The Design Document is the place where you present the blueprint for how you plan to teach the unit that you are designing. It will cover the instructional strategies, the media, and specific instructional tactics that you will use. In these projects, the Design Document may seem somewhat superfluous, since the units themselves are pretty small. However, when you scale the ID process up to larger projects, the Design Document becomes essential. Think of building a small birdhouse without a plan. You might be able to do it, right? Now think of building a ten-room house. That would be almost impossible, because it is too large and complex. Well, a multimedia instructional website, covering a entire college level course is more like the house--large and complicated. The Design Document provides a blueprint so that you can get the audio, video, text, quizzes, and everything else you need to make the instructional website work. The one you are doing is practice for doing that. This is also a part of the process where I like to encourage creativity.

What elements are required in the Design Document?

I like to see several things in a good instructional Design Document:

  • A narrative that lays out (in a paragraph or two) your general approach to the instruction, including your overall instructional strategy and the media you have chosen to deliver it.
  • A list of the major objectives you will be teaching, grouped and sequenced.
  • A description of how you will teach each group or cluster of objectives, using either the nine events of instruction (Gagne's approach, as covered in the PowerPoint presentations on this site, both narrated and unnarrated). Again, this should be done for each group of objectives.

Do I have to teach the parts of my topic in any particular order?

You will have to make decisions about what order you will teach the various objectives and subobjectives in your project. These decisions are part of developing your instructional strategy. Depending on your topic, your audience, and your setting, you could use a variety of sequences for your instruction. Sequences include chronological, backward chaining, learner-controlled, whole-to-part and part-to-whole, simple-to-complex, and many others.

Do I have to teach each objective separately?

No. Although the old behaviorists did it this way, we rarely do so now. Instead, we cluster (group, chuck, etc.) the objectives and teach several together. The basis for this clustering is the interaction of the goals of the instruction and the learners. For example, physics is generally regarded as a difficult subject, but advanced graduate students can handle large chunks of it at once, where high schoolers may have to be taken through the concepts step-by-step. Other topics might be easy for us but have to be broken down much further for young children.
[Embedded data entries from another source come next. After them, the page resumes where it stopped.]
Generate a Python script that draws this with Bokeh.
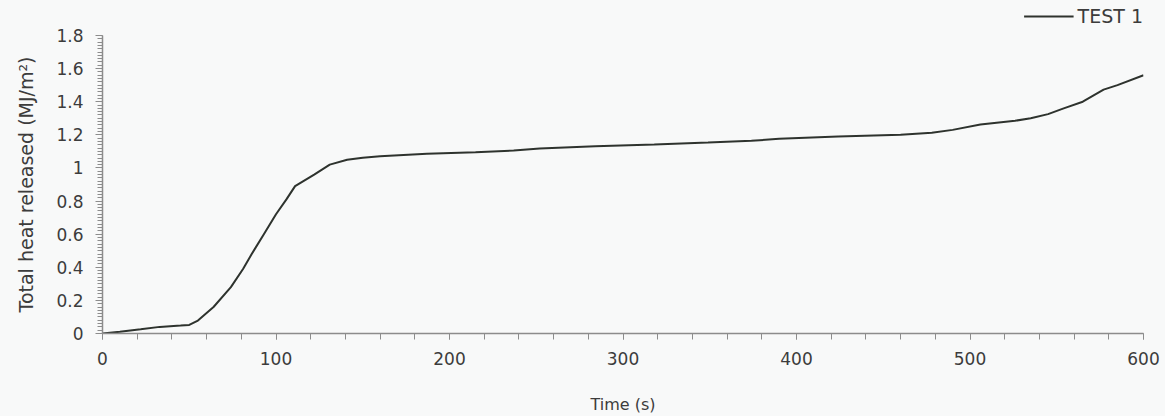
from bokeh.plotting import figure
from bokeh.layouts import column
from bokeh.models import Range1d, FixedTicker, Legend, LegendItem
from bokeh.embed import file_html
from bokeh.resources import INLINE

# ---- data ----
time_s = [0, 10, 22, 33, 45, 50, 55, 64, 74, 81, 86, 93, 100, 106, 111, 122, 131, 141, 150, 160,
          187, 215, 237, 252, 284, 318, 349, 374, 390, 424, 460, 478, 490, 506, 526, 535, 545,
          554, 565, 577, 585, 600]
thr_test1 = [0, 0.01, 0.025, 0.04, 0.048, 0.052, 0.078, 0.16, 0.28, 0.39, 0.48, 0.60, 0.72, 0.81,
             0.89, 0.96, 1.02, 1.05, 1.062, 1.07, 1.085, 1.095, 1.105, 1.117, 1.131, 1.141, 1.153,
             1.164, 1.176, 1.19, 1.2, 1.212, 1.23, 1.262, 1.285, 1.30, 1.325, 1.36, 1.40, 1.473,
             1.50, 1.56]
series_name = "TEST 1"
x_ticks = [0, 100, 200, 300, 400, 500, 600]
y_ticks = [0, 0.2, 0.4, 0.6, 0.8, 1.0, 1.2, 1.4, 1.6, 1.8]
y_tick_labels = ["0", "0.2", "0.4", "0.6", "0.8", "1", "1.2", "1.4", "1.6", "1.8"]
x_title = "Time (s)"
y_title = "Total heat released (MJ/m²)"

FONT = "DejaVu Sans"
TXT = "#3c3c3c"
AX = "#8c8c8c"
BG = "#f8f9f9"
LINE = "#2e332e"

# ---- main chart ----
p = figure(width=1165, height=389, output_backend="svg", toolbar_location=None,
           x_range=Range1d(0, 600), y_range=Range1d(0, 1.8),
           min_border_left=102, min_border_right=22, min_border_top=8, min_border_bottom=83,
           background_fill_color=BG, border_fill_color=BG)
p.outline_line_color = None
p.xgrid.visible = False
p.ygrid.visible = False

r = p.line(time_s, thr_test1, line_color=LINE, line_width=2)

for ax in (p.xaxis[0], p.yaxis[0]):
    ax.axis_line_color = AX
    ax.axis_line_width = 1.5
    ax.major_tick_line_color = AX
    ax.minor_tick_line_color = AX
    ax.major_tick_in = 0
    ax.minor_tick_in = 0
    ax.major_label_text_font = FONT
    ax.major_label_text_font_size = "17px"
    ax.major_label_text_color = TXT
    ax.axis_label_text_font = FONT
    ax.axis_label_text_font_style = "normal"
    ax.axis_label_text_color = TXT

xa = p.xaxis[0]
xa.ticker = FixedTicker(ticks=x_ticks, minor_ticks=list(range(0, 601, 20)))
xa.major_tick_out = 6
xa.minor_tick_out = 6
xa.major_label_standoff = 12
xa.axis_label = x_title
xa.axis_label_text_font_size = "16px"
xa.axis_label_standoff = 27

ya = p.yaxis[0]
ya.ticker = FixedTicker(ticks=y_ticks, minor_ticks=[i * 0.02 for i in range(0, 91)])
ya.major_label_overrides = {t: s for t, s in zip(y_ticks, y_tick_labels)}
ya.major_tick_out = 7
ya.minor_tick_out = 5
ya.major_label_standoff = 12
ya.axis_label = y_title
ya.axis_label_text_font_size = "19px"
ya.axis_label_standoff = 16

# ---- legend strip above the chart ----
lf = figure(width=1165, height=27, output_backend="svg", toolbar_location=None,
            x_range=Range1d(0, 1), y_range=Range1d(0, 1),
            x_axis_location=None, y_axis_location=None,
            min_border=0, min_border_left=0, min_border_right=0,
            min_border_top=0, min_border_bottom=0,
            background_fill_color=BG, border_fill_color=BG)
lf.outline_line_color = None
lf.xgrid.visible = False
lf.ygrid.visible = False
nan = float("nan")
lr = lf.line([nan], [nan], line_color=LINE, line_width=2)

legend = Legend(items=[LegendItem(label=series_name, renderers=[lr])],
                location="bottom_right", orientation="horizontal",
                background_fill_alpha=0, border_line_color=None,
                padding=0, margin=0, spacing=0,
                glyph_width=50, glyph_height=20, label_height=20,
                label_standoff=4,
                label_text_font=FONT, label_text_font_size="19px",
                label_text_color=TXT)
lf.add_layout(legend, "center")

page = column(lf, p, spacing=0, background=BG)
open("out.html", "w").write(file_html(page, INLINE))
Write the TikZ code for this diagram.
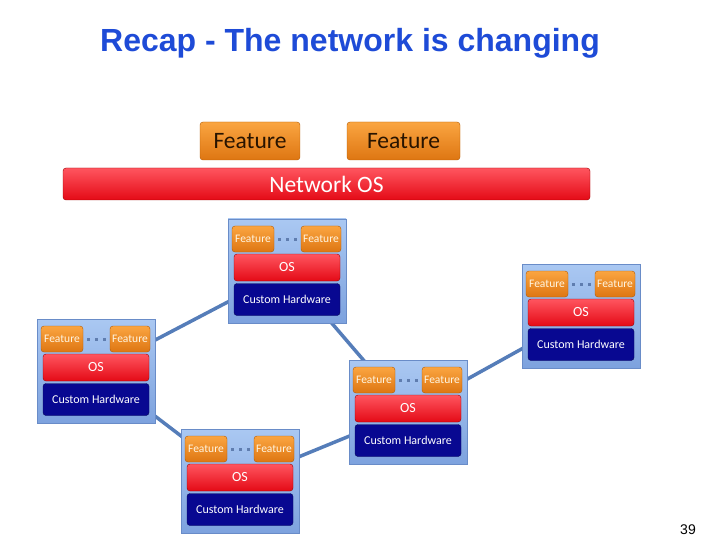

What are the Nine Events of Instruction?

Based on cognitive psychological theory and research of his time, Robert Gagne postulated that we needed to do nine things externally in order to increase the probability that learners would process information and learn things internally. The nine external events that should occur in teaching are

  • Gain Attention
  • Inform the Learner of the Objectives
  • Stimulate Recall of Prior Learning
  • Present Stimulus Material
  • Guide the Learner
  • Elicit Performance
  • Provide Feedback
  • Assess Performance
  • Enhance Retention and Transfer

These are presented in this order but may sometimes be done in other orders. They need to be present for each cluster of objectives that you are teaching. Clearly, they still present a great deal of room for variation and creativity in how you accomplish each one.

Materials Development

Are you (the instructor) going to review my materials before I try them out with students?

No, there really isn't time. I'd rather have you spend the time using the unit with students than waiting for me to respond to you. Besides, by the time you are at this point, we both know whether you are on the right track.

Do I have to have a self-instructional unit?

The standard project for this course is a self-instructional unit that takes your audience about an hour to complete (no, it doesn't have to be done all at once, though). There may be good reasons to have a teacher-led unit instead. Here are two possible reasons: 1. the audience doesn't read well enough to do a self-instructional unit or 2. the content and instructional strategy need a person there to do things like assess student responses. Please use the Design Document to tell me this kind of thing so that I can comment on it.

What is a self-instructional unit?

This means that you can hand the materials to the student and reasonably expect them to get through the unit without anyone else helping. At least that's the goal. It might not happen in the first tryouts, but that's what the Formative Evaluation is for.

Formative Evaluation

How do I do the Formative Evaluation for my project?

We are doing the first type of formative evaluation for these projects: the one-on-one tryouts. In these tryouts you will need to try out the instruction on only three members of your target audience. You should do them one at a time, unless your design requires groupwork. You should test your learners, give them the instructional materials and observe them as they use them, taking good notes. You ARE allowed to help out if someone gets stuck, rather than let them flounder, but make sure that you note the problems carefully. At the end, you should give the learners the posttest. The test scores, your notes, and comments from the learners provide the data for your evaluation. More information can be found in a page on conducting your tryout.

In the tryout, am I allowed to help the students if they can't do something in the lesson?

Yes, especially in this first round of tryouts. It is better to help the students over the rough patches and have them finish than to leave them hanging. Try not to jump in too soon, and make sure you document what you did in the FE report. Presumably having to help the students would lead to Revisions.

Revisions

When I identify things that have to be changed during the Formative Evaluation, do I have to make those changes before handing in the project for grading?

No. All I ask you to do is tell me what the changes will be in your Formative Evaluation and Revisions Report. You do not actually have to go back and make the changes. The reason is that we simply do not have time.

Summative Evaluation

Are we going to do a Summative Evaluation of our projects?

No. We will discuss Summative Evaluation in class, but we do not have the time to complete this step.

The Final Project/Examination

Will the final examination be comprehensive?

No. It covers only those parts of the ID process that you do not do completely in the project.

What do I have to study for the final examination?

The things not covered fully while doing the project include needs assessment, media selection, formative evaluation and revisions, summative evaluation, and future directions of instructional technology and instructional design. See the page about the final for objectives and examples.

Why do you call it a project/examination?

Although I used to give an exam that took most people about an hour, an online course does not lend itself to that. I have been experimenting with various other ways of assessing your knowledge in these areas, including small individual and group projects. I will give your more information as the course progresses.